- [SHORT TASK] Exactly as written, write out the lines below from the first to the one containing "import pandas as pd", inclusive. Pictures do not belong in the copy.

- [DATA BLOCK]
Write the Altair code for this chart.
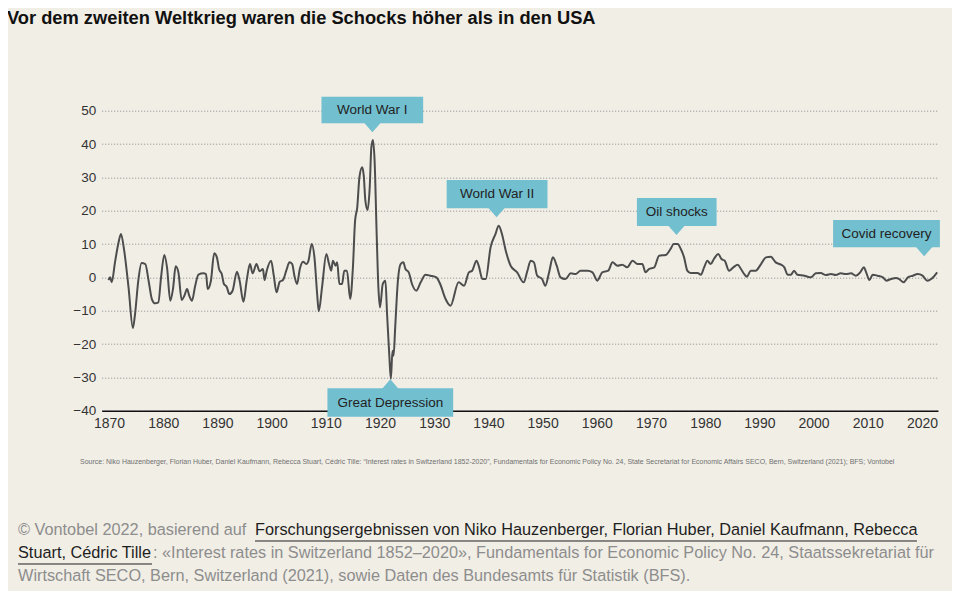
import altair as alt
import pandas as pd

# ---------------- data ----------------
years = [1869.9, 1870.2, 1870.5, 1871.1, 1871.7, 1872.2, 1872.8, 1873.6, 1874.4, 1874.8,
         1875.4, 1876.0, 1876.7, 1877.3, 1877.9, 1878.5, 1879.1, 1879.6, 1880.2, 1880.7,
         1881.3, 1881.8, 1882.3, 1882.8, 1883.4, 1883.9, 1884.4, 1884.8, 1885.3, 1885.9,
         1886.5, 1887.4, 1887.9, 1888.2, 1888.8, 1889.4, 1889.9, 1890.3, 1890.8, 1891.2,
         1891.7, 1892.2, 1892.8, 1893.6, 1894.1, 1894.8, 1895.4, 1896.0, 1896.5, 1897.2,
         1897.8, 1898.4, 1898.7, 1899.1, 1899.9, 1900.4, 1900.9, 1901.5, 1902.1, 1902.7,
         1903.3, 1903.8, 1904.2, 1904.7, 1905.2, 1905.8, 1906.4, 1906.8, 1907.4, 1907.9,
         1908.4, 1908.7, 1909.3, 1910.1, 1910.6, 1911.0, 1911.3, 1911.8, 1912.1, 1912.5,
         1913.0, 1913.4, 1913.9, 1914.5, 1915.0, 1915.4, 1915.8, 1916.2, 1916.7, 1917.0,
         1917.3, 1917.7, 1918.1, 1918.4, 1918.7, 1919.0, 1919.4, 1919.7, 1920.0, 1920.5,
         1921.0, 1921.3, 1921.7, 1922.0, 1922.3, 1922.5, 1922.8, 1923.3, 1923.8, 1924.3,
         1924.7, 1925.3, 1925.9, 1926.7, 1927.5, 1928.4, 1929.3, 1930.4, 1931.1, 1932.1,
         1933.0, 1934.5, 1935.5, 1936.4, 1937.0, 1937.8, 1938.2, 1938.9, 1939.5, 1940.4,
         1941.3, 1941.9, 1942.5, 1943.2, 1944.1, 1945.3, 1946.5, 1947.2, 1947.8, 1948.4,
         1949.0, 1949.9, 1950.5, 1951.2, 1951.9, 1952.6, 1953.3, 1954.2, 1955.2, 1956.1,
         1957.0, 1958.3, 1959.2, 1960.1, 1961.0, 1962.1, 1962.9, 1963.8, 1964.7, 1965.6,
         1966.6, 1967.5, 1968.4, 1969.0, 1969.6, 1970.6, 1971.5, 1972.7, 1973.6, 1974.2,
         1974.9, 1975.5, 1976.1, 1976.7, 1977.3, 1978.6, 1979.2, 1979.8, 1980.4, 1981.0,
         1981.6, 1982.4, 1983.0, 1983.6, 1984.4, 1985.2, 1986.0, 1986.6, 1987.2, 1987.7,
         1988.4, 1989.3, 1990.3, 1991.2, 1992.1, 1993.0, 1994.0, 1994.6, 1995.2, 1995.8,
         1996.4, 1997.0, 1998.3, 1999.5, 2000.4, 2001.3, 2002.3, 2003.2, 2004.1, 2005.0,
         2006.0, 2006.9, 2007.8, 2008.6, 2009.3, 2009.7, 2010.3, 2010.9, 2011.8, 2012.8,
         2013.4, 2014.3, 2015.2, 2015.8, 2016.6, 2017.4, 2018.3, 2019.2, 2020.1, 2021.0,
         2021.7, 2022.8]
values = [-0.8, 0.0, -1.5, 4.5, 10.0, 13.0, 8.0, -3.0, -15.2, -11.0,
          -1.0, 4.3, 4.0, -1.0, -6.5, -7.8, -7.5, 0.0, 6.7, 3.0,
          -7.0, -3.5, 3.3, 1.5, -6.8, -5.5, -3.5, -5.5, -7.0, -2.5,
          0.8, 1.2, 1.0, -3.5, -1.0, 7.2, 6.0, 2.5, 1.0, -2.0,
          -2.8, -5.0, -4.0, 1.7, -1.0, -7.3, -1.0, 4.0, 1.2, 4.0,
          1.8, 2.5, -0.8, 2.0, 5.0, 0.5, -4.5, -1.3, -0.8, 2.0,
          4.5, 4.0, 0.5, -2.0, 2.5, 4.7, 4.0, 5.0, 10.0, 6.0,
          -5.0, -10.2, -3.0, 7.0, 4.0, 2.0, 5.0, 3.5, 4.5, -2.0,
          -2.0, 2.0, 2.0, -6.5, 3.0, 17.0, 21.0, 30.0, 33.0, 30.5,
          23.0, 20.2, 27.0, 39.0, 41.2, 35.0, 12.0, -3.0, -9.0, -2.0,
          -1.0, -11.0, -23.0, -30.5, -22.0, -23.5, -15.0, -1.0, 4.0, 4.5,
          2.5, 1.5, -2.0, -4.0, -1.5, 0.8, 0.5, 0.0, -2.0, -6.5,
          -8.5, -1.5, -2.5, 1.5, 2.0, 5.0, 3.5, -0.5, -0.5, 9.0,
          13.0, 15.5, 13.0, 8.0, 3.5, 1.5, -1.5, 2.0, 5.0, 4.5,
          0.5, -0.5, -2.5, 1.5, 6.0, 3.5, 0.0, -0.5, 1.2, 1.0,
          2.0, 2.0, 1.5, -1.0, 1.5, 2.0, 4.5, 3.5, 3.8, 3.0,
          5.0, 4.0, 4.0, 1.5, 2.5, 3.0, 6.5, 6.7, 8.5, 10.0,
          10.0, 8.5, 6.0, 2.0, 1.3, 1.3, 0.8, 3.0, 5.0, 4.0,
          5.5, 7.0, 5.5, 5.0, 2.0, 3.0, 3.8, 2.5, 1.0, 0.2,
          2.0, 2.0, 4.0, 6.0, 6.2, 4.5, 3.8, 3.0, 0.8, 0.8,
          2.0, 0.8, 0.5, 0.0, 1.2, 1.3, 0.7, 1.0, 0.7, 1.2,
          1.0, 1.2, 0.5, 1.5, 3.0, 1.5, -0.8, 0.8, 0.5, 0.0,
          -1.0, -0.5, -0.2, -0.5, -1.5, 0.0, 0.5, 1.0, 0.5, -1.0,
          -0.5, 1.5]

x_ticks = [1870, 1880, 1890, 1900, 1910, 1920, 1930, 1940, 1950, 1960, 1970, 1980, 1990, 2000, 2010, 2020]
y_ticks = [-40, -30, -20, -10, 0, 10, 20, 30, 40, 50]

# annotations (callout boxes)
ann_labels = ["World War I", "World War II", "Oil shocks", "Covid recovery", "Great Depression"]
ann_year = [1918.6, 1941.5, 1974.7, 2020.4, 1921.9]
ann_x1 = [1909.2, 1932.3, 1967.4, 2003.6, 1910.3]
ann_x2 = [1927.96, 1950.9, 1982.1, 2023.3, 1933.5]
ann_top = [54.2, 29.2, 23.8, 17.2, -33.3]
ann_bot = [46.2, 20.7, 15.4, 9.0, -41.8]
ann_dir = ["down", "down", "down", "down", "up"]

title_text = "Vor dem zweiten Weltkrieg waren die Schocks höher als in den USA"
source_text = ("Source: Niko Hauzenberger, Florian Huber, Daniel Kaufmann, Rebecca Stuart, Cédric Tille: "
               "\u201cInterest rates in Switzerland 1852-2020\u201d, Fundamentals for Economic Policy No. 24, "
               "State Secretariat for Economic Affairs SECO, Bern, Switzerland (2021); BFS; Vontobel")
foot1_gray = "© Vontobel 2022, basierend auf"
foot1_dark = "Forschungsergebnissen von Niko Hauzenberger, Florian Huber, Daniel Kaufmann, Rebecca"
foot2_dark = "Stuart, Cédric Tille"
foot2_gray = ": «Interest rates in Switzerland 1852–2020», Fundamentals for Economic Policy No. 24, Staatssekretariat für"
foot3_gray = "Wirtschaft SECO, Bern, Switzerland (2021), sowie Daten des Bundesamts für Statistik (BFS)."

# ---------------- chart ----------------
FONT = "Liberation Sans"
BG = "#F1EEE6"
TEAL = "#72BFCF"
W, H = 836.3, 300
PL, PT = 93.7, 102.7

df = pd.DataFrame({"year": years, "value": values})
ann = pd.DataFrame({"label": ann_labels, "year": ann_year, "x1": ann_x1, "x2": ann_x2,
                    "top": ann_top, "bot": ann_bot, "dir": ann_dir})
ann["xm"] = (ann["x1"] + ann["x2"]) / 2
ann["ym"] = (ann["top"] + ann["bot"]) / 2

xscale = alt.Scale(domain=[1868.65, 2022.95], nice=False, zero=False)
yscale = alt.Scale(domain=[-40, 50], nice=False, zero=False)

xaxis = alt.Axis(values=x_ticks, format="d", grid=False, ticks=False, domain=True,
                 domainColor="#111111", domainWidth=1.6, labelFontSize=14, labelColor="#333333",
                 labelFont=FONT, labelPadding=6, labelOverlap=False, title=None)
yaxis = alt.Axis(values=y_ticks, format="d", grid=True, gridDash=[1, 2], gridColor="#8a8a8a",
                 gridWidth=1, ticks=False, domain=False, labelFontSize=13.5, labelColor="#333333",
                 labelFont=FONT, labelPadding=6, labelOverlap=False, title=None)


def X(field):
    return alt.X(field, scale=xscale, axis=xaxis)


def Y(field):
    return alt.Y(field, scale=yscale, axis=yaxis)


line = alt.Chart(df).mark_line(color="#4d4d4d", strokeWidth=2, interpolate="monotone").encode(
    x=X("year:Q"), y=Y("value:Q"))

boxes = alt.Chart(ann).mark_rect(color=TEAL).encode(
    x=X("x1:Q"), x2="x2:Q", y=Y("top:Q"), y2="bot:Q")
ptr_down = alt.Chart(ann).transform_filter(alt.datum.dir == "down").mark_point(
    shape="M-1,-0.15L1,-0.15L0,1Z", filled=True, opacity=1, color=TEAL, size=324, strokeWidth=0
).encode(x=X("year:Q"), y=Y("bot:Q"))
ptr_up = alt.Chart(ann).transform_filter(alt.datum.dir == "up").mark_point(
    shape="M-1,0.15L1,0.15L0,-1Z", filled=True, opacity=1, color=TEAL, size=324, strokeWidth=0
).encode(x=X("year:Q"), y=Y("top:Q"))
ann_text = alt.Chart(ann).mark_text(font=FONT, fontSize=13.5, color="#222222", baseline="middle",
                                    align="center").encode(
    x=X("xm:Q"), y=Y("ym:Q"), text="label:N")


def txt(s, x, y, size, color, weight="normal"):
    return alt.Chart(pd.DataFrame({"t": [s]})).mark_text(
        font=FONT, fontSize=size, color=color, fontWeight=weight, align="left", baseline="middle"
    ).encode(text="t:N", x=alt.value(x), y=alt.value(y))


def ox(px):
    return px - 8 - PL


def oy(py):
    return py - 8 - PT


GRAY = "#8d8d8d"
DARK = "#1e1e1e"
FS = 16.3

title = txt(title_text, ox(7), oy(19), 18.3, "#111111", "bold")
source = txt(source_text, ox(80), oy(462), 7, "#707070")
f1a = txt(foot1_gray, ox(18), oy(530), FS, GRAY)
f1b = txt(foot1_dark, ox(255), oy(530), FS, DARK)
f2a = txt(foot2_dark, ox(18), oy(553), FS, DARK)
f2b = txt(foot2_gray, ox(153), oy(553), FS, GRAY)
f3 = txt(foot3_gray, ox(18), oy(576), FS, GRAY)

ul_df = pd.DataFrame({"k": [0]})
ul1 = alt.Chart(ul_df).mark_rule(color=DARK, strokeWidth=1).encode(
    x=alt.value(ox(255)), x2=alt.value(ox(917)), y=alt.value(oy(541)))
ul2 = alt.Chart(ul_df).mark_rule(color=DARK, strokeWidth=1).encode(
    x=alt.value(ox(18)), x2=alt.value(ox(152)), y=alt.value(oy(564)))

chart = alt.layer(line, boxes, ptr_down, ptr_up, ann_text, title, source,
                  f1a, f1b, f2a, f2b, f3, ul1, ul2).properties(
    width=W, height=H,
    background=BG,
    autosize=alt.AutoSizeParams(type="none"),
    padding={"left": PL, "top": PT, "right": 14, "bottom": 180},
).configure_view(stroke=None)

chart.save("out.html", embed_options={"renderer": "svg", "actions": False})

- [WRITTEN ANSWER]
Write the Altair code for this chart.
import altair as alt
import pandas as pd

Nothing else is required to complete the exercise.